::: Data shown

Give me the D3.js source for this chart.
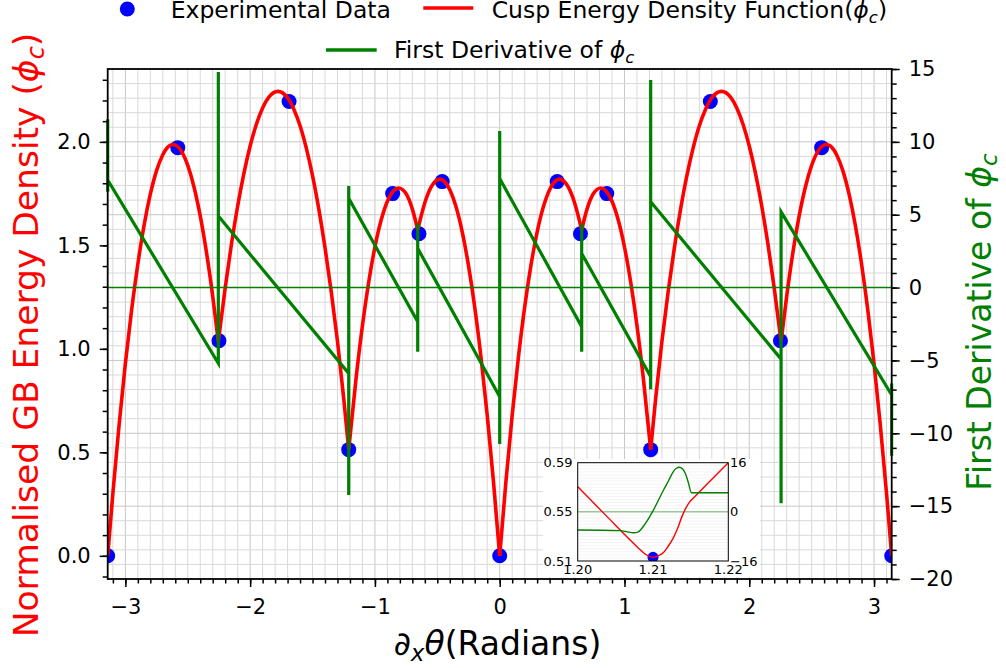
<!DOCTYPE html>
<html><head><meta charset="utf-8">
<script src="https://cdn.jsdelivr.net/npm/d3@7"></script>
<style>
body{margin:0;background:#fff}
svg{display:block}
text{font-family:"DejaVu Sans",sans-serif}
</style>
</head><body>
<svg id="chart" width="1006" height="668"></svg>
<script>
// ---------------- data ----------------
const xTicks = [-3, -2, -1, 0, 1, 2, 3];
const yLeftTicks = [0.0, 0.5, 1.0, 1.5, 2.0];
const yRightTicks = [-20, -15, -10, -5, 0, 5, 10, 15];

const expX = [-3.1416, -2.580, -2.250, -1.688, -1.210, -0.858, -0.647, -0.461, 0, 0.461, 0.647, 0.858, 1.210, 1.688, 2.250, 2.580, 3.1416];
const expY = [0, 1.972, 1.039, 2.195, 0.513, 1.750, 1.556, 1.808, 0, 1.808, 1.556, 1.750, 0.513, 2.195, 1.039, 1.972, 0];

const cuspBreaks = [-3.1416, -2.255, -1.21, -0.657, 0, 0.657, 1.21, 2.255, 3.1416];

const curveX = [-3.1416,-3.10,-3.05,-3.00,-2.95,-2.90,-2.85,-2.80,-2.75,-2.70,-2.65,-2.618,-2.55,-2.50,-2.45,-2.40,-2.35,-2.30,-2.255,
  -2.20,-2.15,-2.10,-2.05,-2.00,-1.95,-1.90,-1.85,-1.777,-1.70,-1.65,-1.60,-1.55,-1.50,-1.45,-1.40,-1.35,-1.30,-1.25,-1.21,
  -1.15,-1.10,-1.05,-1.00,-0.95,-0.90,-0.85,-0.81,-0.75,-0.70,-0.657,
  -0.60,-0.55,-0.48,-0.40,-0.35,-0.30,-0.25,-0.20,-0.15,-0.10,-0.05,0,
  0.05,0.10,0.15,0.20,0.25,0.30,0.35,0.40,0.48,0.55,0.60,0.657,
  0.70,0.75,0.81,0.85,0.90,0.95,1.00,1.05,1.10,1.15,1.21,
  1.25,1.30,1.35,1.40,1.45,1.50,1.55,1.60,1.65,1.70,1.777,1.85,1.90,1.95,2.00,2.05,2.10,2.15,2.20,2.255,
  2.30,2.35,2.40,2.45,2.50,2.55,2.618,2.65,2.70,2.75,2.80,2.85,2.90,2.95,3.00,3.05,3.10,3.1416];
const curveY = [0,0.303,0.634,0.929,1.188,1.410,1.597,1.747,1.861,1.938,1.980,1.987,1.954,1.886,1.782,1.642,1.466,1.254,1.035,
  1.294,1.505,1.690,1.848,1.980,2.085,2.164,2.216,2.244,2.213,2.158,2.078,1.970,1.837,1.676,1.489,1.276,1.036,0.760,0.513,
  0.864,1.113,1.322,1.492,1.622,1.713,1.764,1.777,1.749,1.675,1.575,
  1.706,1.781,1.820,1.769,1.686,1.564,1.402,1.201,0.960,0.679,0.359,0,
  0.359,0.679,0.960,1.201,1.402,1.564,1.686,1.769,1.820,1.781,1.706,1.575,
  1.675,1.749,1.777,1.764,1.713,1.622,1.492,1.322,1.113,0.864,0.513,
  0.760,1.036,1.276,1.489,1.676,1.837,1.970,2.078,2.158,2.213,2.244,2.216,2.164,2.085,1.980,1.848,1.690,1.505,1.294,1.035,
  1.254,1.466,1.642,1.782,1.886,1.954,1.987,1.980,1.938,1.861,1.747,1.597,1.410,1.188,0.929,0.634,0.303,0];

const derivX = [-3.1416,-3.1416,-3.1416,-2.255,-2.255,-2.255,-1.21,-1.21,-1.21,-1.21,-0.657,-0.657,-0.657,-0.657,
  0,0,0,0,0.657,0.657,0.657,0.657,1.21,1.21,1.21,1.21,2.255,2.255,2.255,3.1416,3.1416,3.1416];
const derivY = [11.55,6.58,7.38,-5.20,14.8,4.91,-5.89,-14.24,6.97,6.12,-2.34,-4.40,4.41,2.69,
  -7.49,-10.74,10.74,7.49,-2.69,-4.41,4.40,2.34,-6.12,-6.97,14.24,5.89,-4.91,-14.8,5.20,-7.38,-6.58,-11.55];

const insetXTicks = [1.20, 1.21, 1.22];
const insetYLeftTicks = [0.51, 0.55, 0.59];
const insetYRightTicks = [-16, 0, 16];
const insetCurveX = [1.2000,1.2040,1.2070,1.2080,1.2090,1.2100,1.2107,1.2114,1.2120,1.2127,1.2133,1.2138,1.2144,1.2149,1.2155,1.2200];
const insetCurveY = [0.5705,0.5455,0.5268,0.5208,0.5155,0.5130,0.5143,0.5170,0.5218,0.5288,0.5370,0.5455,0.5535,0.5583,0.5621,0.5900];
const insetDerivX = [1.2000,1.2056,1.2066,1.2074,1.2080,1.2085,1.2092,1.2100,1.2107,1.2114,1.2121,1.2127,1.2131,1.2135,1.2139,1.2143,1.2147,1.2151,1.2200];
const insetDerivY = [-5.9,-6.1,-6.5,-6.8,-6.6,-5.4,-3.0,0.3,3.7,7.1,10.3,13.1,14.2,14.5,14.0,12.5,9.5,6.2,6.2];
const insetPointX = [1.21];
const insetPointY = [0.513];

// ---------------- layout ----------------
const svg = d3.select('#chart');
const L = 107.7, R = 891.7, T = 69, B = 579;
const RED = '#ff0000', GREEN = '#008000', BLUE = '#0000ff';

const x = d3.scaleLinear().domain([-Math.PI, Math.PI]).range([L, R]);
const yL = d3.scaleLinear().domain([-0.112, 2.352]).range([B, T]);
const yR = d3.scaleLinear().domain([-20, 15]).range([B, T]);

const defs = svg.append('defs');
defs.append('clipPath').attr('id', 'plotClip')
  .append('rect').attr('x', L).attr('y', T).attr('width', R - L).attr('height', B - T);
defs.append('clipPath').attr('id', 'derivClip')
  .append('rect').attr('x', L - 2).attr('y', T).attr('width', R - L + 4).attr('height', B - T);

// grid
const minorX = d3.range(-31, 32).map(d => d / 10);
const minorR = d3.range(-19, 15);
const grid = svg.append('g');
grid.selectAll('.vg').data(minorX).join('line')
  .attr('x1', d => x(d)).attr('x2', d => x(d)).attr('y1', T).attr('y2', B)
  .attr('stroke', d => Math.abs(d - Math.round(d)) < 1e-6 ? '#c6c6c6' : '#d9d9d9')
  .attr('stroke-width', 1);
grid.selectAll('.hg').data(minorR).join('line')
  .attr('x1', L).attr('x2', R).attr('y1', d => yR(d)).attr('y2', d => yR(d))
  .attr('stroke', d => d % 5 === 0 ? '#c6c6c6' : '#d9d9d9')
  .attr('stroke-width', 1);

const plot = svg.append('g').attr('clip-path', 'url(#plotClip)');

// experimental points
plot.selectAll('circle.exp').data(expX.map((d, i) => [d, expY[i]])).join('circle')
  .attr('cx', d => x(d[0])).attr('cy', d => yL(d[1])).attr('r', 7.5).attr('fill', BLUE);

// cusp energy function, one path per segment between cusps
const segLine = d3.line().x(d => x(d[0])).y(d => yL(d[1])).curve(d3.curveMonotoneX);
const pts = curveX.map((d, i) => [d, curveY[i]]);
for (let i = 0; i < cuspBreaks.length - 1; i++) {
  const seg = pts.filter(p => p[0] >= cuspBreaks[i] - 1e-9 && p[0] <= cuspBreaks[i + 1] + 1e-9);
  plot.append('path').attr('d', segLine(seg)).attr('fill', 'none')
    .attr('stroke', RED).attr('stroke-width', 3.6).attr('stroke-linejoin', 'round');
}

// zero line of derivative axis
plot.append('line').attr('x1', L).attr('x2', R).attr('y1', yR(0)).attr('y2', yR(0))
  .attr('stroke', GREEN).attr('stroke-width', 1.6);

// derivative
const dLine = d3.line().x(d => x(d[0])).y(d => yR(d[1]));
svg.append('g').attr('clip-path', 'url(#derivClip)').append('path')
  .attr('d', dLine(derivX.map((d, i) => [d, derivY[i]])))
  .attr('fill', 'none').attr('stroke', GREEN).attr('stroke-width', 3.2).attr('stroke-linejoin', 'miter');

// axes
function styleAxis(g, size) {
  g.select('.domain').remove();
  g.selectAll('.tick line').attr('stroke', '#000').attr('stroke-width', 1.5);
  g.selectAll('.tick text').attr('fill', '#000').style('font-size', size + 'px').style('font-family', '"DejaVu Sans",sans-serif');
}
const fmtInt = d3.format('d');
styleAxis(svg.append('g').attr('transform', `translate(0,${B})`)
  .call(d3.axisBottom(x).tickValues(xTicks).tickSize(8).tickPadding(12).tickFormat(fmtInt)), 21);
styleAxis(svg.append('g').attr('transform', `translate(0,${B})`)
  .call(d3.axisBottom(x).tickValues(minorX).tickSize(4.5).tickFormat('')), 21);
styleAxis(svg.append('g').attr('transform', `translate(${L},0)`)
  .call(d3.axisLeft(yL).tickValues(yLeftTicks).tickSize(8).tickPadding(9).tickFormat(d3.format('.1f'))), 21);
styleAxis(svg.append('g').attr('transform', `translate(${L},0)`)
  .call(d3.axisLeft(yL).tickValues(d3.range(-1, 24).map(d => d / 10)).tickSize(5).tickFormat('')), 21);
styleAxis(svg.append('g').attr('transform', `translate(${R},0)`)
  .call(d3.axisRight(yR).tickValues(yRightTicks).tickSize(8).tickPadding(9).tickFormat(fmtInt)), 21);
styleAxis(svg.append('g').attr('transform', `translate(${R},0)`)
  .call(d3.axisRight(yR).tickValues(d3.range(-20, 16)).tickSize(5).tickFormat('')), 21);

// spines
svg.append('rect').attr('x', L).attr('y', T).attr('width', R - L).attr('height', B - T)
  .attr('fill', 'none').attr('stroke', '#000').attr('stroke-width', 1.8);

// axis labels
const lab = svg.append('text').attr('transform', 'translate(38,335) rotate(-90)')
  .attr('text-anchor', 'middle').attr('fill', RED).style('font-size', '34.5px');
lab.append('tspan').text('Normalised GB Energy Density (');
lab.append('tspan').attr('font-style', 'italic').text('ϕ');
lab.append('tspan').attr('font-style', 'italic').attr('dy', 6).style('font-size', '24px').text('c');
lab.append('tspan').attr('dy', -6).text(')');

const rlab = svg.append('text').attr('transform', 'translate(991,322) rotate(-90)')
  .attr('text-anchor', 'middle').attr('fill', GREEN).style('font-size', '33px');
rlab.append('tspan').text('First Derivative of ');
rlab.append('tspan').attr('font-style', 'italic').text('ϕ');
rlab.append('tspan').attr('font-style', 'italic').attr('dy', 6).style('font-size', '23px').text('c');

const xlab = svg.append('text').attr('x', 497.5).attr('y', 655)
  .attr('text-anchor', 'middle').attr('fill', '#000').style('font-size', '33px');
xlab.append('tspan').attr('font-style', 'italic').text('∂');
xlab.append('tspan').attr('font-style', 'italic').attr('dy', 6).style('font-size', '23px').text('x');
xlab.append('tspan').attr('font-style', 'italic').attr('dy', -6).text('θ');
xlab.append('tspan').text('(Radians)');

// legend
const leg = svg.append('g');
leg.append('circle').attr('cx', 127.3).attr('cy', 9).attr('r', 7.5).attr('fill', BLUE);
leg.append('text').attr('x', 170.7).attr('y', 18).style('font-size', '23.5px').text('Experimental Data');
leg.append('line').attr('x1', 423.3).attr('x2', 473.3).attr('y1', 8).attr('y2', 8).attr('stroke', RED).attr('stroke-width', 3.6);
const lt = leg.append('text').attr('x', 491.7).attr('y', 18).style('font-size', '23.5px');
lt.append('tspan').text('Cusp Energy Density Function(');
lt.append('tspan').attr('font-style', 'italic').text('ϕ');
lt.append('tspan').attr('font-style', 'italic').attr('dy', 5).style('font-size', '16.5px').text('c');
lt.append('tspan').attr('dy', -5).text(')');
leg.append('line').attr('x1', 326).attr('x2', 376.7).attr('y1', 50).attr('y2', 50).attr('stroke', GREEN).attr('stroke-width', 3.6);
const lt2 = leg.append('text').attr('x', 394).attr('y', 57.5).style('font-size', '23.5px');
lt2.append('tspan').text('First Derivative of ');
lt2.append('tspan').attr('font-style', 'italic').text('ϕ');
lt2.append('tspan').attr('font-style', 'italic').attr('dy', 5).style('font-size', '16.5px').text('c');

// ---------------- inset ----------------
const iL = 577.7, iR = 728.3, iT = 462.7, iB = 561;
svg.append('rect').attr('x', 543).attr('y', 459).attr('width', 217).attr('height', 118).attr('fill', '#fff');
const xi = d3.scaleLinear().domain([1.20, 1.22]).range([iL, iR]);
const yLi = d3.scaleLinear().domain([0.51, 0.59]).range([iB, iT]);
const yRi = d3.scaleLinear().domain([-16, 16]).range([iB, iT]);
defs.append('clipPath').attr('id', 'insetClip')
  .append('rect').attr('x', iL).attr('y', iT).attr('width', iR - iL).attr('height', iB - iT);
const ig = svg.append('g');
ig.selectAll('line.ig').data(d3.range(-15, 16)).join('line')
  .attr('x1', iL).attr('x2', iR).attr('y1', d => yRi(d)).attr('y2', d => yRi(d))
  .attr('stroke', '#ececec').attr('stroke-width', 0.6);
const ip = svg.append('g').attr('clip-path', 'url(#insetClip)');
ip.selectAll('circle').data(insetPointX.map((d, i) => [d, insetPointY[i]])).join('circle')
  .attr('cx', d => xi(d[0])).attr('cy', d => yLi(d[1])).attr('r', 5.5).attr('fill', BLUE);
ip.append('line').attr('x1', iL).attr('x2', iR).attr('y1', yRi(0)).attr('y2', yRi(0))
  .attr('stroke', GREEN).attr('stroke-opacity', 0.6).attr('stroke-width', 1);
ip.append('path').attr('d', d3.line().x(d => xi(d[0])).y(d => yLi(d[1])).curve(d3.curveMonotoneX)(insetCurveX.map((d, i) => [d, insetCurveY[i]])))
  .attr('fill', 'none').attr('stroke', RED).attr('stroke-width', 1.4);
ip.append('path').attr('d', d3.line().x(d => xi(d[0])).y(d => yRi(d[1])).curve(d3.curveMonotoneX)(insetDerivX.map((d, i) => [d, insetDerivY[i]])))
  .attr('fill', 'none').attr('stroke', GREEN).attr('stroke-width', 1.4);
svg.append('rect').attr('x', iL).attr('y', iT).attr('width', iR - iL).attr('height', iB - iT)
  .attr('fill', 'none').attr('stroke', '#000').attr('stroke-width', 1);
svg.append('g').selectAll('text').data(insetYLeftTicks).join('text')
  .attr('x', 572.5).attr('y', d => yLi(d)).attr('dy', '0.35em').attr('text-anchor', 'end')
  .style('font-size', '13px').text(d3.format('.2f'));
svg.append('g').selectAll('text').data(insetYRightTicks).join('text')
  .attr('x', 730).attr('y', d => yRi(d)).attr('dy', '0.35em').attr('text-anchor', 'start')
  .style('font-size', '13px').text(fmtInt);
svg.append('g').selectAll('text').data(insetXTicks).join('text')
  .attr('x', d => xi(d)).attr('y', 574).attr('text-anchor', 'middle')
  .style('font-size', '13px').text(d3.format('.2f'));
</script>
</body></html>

::::::

Aim of the task
Could the lines from the top of the material through the line with "1.039, 1.972, 0];" be repeated exactly, pictures left out?

Answer to the problem
Give me the D3.js source for this chart.
<!DOCTYPE html>
<html><head><meta charset="utf-8">
<script src="https://cdn.jsdelivr.net/npm/d3@7"></script>
<style>
body{margin:0;background:#fff}
svg{display:block}
text{font-family:"DejaVu Sans",sans-serif}
</style>
</head><body>
<svg id="chart" width="1006" height="668"></svg>
<script>
// ---------------- data ----------------
const xTicks = [-3, -2, -1, 0, 1, 2, 3];
const yLeftTicks = [0.0, 0.5, 1.0, 1.5, 2.0];
const yRightTicks = [-20, -15, -10, -5, 0, 5, 10, 15];

const expX = [-3.1416, -2.580, -2.250, -1.688, -1.210, -0.858, -0.647, -0.461, 0, 0.461, 0.647, 0.858, 1.210, 1.688, 2.250, 2.580, 3.1416];
const expY = [0, 1.972, 1.039, 2.195, 0.513, 1.750, 1.556, 1.808, 0, 1.808, 1.556, 1.750, 0.513, 2.195, 1.039, 1.972, 0];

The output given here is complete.